When “either/or” becomes “and,” we have made progress in a policy dispute. And that is what has happened in the climate and energy policy debate. It should now be clear to all (save those on the extreme ends of the spectrum of views) that we must have fossil fuels in ample supply if we are to retain a growing economy and the political support to spur a transition in which they are used only to the extent that they do not contribute to warming the planet.
The interruption of oil and gas supplies from Russia has sent President Biden, an advocate of a vigorous attack on global warming, scurrying around the world for more supplies of both. He is a democratic politician elected to improve the lot of the electorate, not immiserate it. One part of that job is to see to it that there are sufficient supplies of crude oil to keep the prices of its products at affordable levels. Another part is to attack the problem many believe is caused by those supplies: climate change. That effort requires backing from an electorate that does not believe that a lower-emissions economy will require substantial reductions in the quality of their lives.
So it is not a question of should we have ample supplies of oil and gas and fry the planet or reduce production of those products to cut the emissions their production and use creates. We need both: more oil and gas in the here and now while we transition to a greener, less emissions-intensive economy. We need sufficient supplies of oil and gas to see us through to an orderly transition to an energy economy that can sustain the economic growth that provides the resources to fund needed change without over-heating the planet.
To meet those twin goals we need more of each of a set of seemingly contradictory polices, as Alex Bozmoski and Nate Hochman of DEPLOY/US and National Review (respectively) have pointed out recently in National Affairs. We need both higher taxes and lower taxes. Higher taxes on fossil fuels move the costs of that consumption from society to the user of the emitting fuel, if markets have not already done that. We need lower taxes on those least able to bear the higher taxes and on firms willing to step up research and development on the fuels and gadgets of the future.
We need more regulation and less regulation. We must regulate methane emissions, with their immediate and huge effect on warming, and produce markets for trading carbon credits. And we need less regulation to remove impediments to the construction of transmission lines, the siting of emission-free energy sources, and, perhaps, the construction of nuclear plants.
We need more subsidies and fewer subsidies. We need subsidization of the development of promising ways of reducing emissions and the development of domestic sources of materials necessary to the advance of battery technology. And we need to reduce the subsidization of construction of housing that does not meet the highest energy-efficiency standards.

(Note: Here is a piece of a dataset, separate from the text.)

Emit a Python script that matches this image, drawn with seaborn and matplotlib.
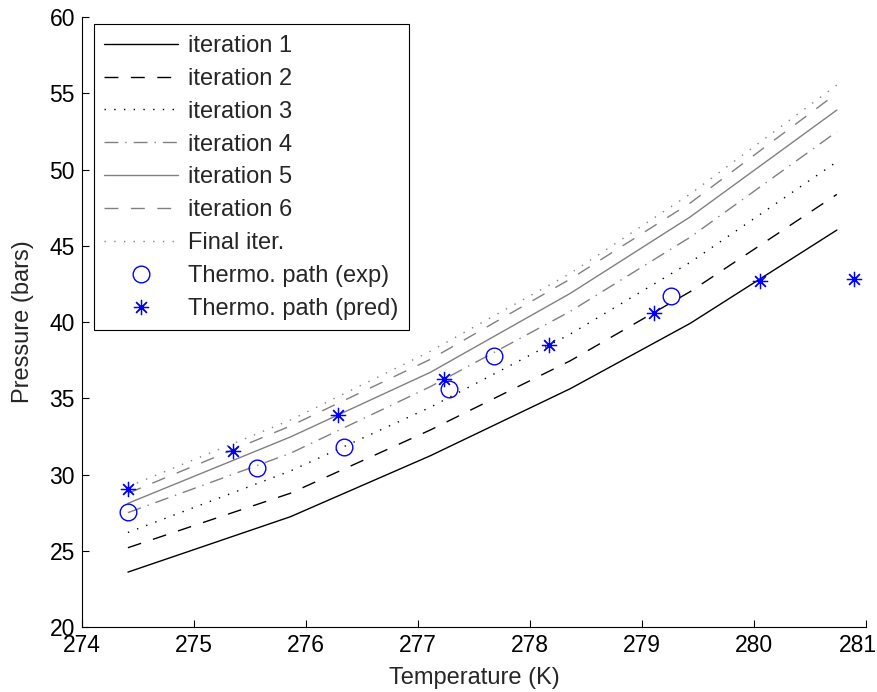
import matplotlib
matplotlib.use("Agg")
import matplotlib.pyplot as plt
from matplotlib.transforms import ScaledTranslation
import seaborn as sns

temp_iter = [274.41, 275.86, 277.11, 278.36, 279.43, 280.74]

iter_1 = [23.6, 27.23, 31.23, 35.63, 39.91, 46.03]
iter_2 = [25.2, 28.77, 32.92, 37.46, 41.99, 48.37]
iter_3 = [26.2, 30.23, 34.41, 39.21, 43.91, 50.51]
iter_4 = [27.5, 31.39, 35.76, 40.70, 45.56, 52.48]
iter_5 = [28.11, 32.46, 36.70, 41.88, 46.89, 53.9]
iter_6 = [28.77, 33.18, 37.55, 42.82, 47.80, 55.0]
iter_final = [29.2, 33.57, 38.08, 43.19, 48.39, 55.54]

# thermodynamic path, experimental
temp_exp = [274.41, 275.56, 276.34, 277.28, 277.68, 279.26]
press_exp = [27.56, 30.41, 31.78, 35.63, 37.77, 41.72]

# thermodynamic path, predicted
temp_pred = [274.41, 275.35, 276.29, 277.23, 278.17, 279.11, 280.05, 280.89]
press_pred = [29.03, 31.56, 33.88, 36.24, 38.47, 40.57, 42.69, 42.8]

labels = ["iteration 1", "iteration 2", "iteration 3", "iteration 4",
          "iteration 5", "iteration 6", "Final iter."]
series = [iter_1, iter_2, iter_3, iter_4, iter_5, iter_6, iter_final]

gray = (0.5, 0.5, 0.5)
dash = (0, (10, 9))
dot = (0, (1, 6))
dashdot = (0, (10, 5, 1, 5))
styles = [("black", "-"), ("black", dash), ("black", dot), (gray, dashdot),
          (gray, "-"), (gray, dash), (gray, dot)]

sns.set_style("ticks")
plt.rcParams["font.family"] = ["Liberation Sans", "DejaVu Sans"]
plt.rcParams["font.size"] = 17

fig = plt.figure(figsize=(8.78, 6.92), dpi=100)
ax = fig.add_axes([0.0934, 0.0939, 0.8929, 0.8815])

for vals, lab, (col, ls) in zip(series, labels, styles):
    sns.lineplot(x=temp_iter, y=vals, ax=ax, color=col, linestyle=ls,
                 linewidth=1.0, label=lab, sort=False, errorbar=None)

sns.lineplot(x=temp_exp, y=press_exp, ax=ax, linestyle="none", marker="o",
             markersize=12, markerfacecolor="none", markeredgecolor="blue",
             markeredgewidth=1.0, color="blue", label="Thermo. path (exp)",
             sort=False, errorbar=None)
sns.lineplot(x=temp_pred, y=press_pred, ax=ax, linestyle="none",
             marker=(8, 2, 0), markersize=11, markeredgecolor="blue",
             markeredgewidth=0.9, color="blue", label="Thermo. path (pred)",
             sort=False, errorbar=None)

ax.set_xlim(274, 281)
ax.set_ylim(20, 60)
ax.set_xticks(range(274, 282))
ax.set_yticks(range(20, 61, 5))
ax.set_xlabel("Temperature (K)", fontsize=17, labelpad=7)
ax.set_ylabel("Pressure (bars)", fontsize=17, labelpad=11)
ax.tick_params(direction="in", length=5, width=0.8, labelsize=16.5, pad=5,
               colors="black")
sns.despine(ax=ax)
for s in ["left", "bottom"]:
    ax.spines[s].set_color("black")
    ax.spines[s].set_linewidth(0.8)

# keep the last x tick label inside the figure edge
last = ax.get_xticklabels()[-1]
last.set_horizontalalignment("right")
last.set_transform(last.get_transform()
                   + ScaledTranslation(0.11, 0, fig.dpi_scale_trans))

leg = ax.legend(loc="upper left", bbox_to_anchor=(0.015, 0.988),
                fontsize=17, handlelength=3.1, handletextpad=0.45,
                labelspacing=0.46, borderpad=0.45, borderaxespad=0,
                fancybox=False, framealpha=1, edgecolor="black")
leg.get_frame().set_linewidth(0.8)

fig.savefig("out.png", dpi=100)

We need deglobalization and more international cooperation. Deglobalization, which gains force from the drive to reduce reliance on foreign oil, is necessary to heighten national security and reduce exposure to international markets for some products. And international cooperation is necessary to assist developing nations to decarbonize their economies.
There’s more, but you get the idea. We need, first of all, a recognition that the dates for the achievement of this or that goal are aspirational and not immovable, and that it might well be foolish to damage our economy and weaken support for eventual decarbonization by attempting to meet those deadlines. Similarly, we need to recognize that those who say climate change is a hoax concocted by leftists eager to expand government power are ignoring evidence that there is indeed a probability that the globe is warming, and that prudential steps must be taken to confront that probability.
In short, we need a systematic revision of our energy and climate policies, ignoring if we must the extreme doomsayers and naysayers. Not easy for politicians eager to do the right thing and stay in office. Oddly, such politicians, shackled to an electorate, have been kinder to the environment than have those, such as Stalin, Putin, and Xi Jinping who govern in systems that place far fewer constraints on their policy decisions. There should be enough in an “and” policy rather than an “either/or” one to warrant support from all (save zealots for whom the debate must end in a rout for their opponents).
Conservatives get some deregulation, targeted tax cuts, and attention to national security, and liberals get some needed regulations, higher taxes aimed at fossil fuel consumption, and international cooperation needed for any program that hopes to cool the planet.
Irwin Stelzer is a Senior Fellow at the Hudson Institute and U.S. economic and business columnist for The Sunday Times and the former director of the Energy and Environmental Policy Center at Harvard University’s Kennedy School.